The inspector documented eight high-severity violations and two intermediate violations before leaving. The restaurant was not closed.
What Inspectors Found
The illness reporting violations sit at the top of the list because they are systemic, not situational. A cracked floor tile is a maintenance problem. An employee who does not know they are required to report nausea, diarrhea, or vomiting before handling food is a policy problem, and it affects every shift.
Two separate handwashing violations were cited: employees were not washing their hands adequately, and those who did wash were using improper technique. Both were flagged as high-severity. Together they describe a kitchen where the most basic contamination barrier is not functioning.
Toxic chemicals were found improperly stored or labeled near food. The inspector also cited food contact surfaces that were not properly cleaned or sanitized, a condition that creates a direct transfer route from one food item to the next. Shellfish identification records were inadequate, meaning the origin of any shellfish served could not be traced.
What These Violations Mean
The combination of no health policy and employees not reporting illness is not a paperwork problem. Norovirus, the leading cause of foodborne illness outbreaks in the United States, spreads almost entirely through infected food handlers who work while symptomatic. A written policy requiring workers to report and stay home is the primary structural defense against that. No 1 Chinese Food did not have one on May 5.

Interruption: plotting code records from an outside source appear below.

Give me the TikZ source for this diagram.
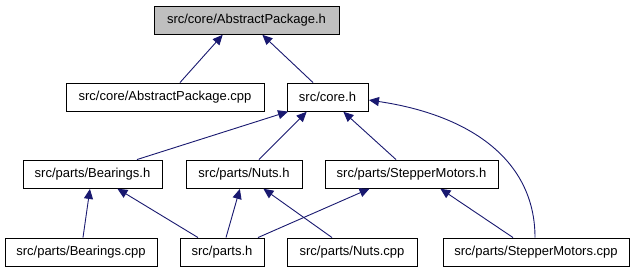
\documentclass[tikz,border=0pt]{standalone}
\usepackage{fontspec}
\setmainfont{Liberation Sans}
\usetikzlibrary{arrows.meta}
\definecolor{edgeblue}{HTML}{191970}
\definecolor{focusgray}{HTML}{BFBFBF}
\tikzset{
  file/.style={draw=black, line width=0.9pt, fill=white, inner sep=0pt,
    minimum height=28pt, font=\fontsize{13}{15}\selectfont},
  focus/.style={file, fill=focusgray},
  dep/.style={draw=edgeblue, line width=0.9pt,
    -{Triangle[length=10pt,width=9pt]}, shorten >=0.5pt}
}
\begin{document}
\begin{tikzpicture}[x=1pt, y=-1pt]
\useasboundingbox (0,0) rectangle (635,272);
\fill[white] (0,0) rectangle (635,272);

% files
\node[focus, minimum width=185pt] (aph)   at (246.5,20)  {src/core/AbstractPackage.h};
\node[file,  minimum width=198pt] (apcpp) at (165,97)    {src/core/AbstractPackage.cpp};
\node[file,  minimum width=81pt]  (core)  at (327.5,97)  {src/core.h};
\node[file,  minimum width=139pt] (bh)    at (92.5,174)  {src/parts/Bearings.h};
\node[file,  minimum width=116pt] (nh)    at (244,174)   {src/parts/Nuts.h};
\node[file,  minimum width=173pt] (smh)   at (411.5,174) {src/parts/StepperMotors.h};
\node[file,  minimum width=152pt] (bcpp)  at (81,252)    {src/parts/Bearings.cpp};
\node[file,  minimum width=84pt]  (parts) at (222,252)   {src/parts.h};
\node[file,  minimum width=130pt] (ncpp)  at (352,252)   {src/parts/Nuts.cpp};
\node[file,  minimum width=186pt] (smcpp) at (536,252)   {src/parts/StepperMotors.cpp};

% include relations
\draw[dep] ([xshift=15pt]apcpp.north) -- ([xshift=-23.5pt]aph.south);
\draw[dep] ([xshift=-14.5pt]core.north) -- ([xshift=15.5pt]aph.south);
\draw[dep] ([xshift=44.5pt]bh.north) -- ([xshift=2pt]core.south west);
\draw[dep] ([xshift=15pt]nh.north) -- ([xshift=-20.5pt]core.south);
\draw[dep] ([xshift=-15.5pt]smh.north) -- ([xshift=15.5pt]core.south);
\draw[dep] ([xshift=-1pt]smcpp.north) .. controls (535,160) and (470,115) .. ([yshift=-3pt]core.east);
\draw[dep] ([xshift=2pt]bcpp.north) -- ([xshift=-2.5pt]bh.south);
\draw[dep] ([xshift=-24pt]parts.north) -- ([xshift=24.5pt]bh.south);
\draw[dep] ([xshift=4pt]parts.north) -- ([xshift=-4pt]nh.south);
\draw[dep] ([xshift=36pt]parts.north) -- ([xshift=-41.5pt]smh.south);
\draw[dep] ([xshift=-20pt]ncpp.north) -- ([xshift=19pt]nh.south);
\draw[dep] ([xshift=-23pt]smcpp.north) -- ([xshift=28.5pt]smh.south);
\end{tikzpicture}
\end{document}
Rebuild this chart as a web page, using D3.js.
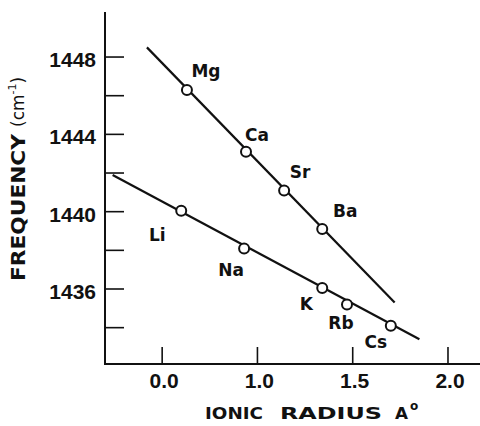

The two handwashing violations compound that risk. Improper technique, specifically washing for too short a time or skipping steps, leaves pathogens on hands even after a worker makes an attempt. When food contact surfaces are also not properly sanitized, there is no secondary checkpoint. Contamination introduced at the handwashing stage moves directly to cutting boards, utensils, and plates.
The shellfish traceability violation carries a different kind of risk. Shellfish consumed raw or lightly cooked, including oysters, clams, and mussels, are among the highest-risk foods in any restaurant kitchen. Without shell stock identification records, there is no way to connect a sick customer to a specific harvest lot or supplier if an outbreak investigation begins.
Toxic chemicals stored improperly near food can cause acute poisoning through direct contamination or mislabeling. It is among the fastest-acting food safety failures, with effects that can appear within minutes of consumption.
The Longer Record
The May 5 inspection did not represent a new low for this restaurant. It represented the continuation of a pattern that state records show stretching back years.
No 1 Chinese Food has accumulated 296 total violations across 29 inspections on record. Every single inspection in the eight most recent visits before May 5 included at least four high-severity violations. The May 2023 inspection produced nine high-severity violations and four intermediate violations, the worst single visit in the recent history. The restaurant has not had a clean inspection in recent memory.
The facility was emergency-closed twice in 2018, both times for roach activity. The first closure came March 26 of that year; the restaurant was allowed to reopen the following day. A second emergency closure followed on April 11, less than three weeks later, again for roaches, and again with a one-day turnaround before reopening.
The November 2025 inspection, the most recent before May 5, found five high-severity violations. The March 2025 inspection before that found five more. The July 2024 inspection found six. In eight consecutive documented inspections spanning roughly three years, the violation count in the high-severity category never dropped below four.
Still Open
Florida's emergency closure authority is triggered when an inspector determines that conditions pose an immediate threat to public health. Eight high-severity violations, including sick workers with no reporting protocol and chemicals stored near food, did not meet that threshold on May 5 at this location.
The restaurant at 931 SR 434 N remained open after the inspector left.
Customers who ate there that day had no way of knowing that the workers serving their food were operating without a health policy, that handwashing in the kitchen had been flagged as both inadequate and improperly performed, or that the shellfish on the menu could not be traced to a specific source if anyone got sick.
The record shows 296 violations over 29 inspections. The doors were open.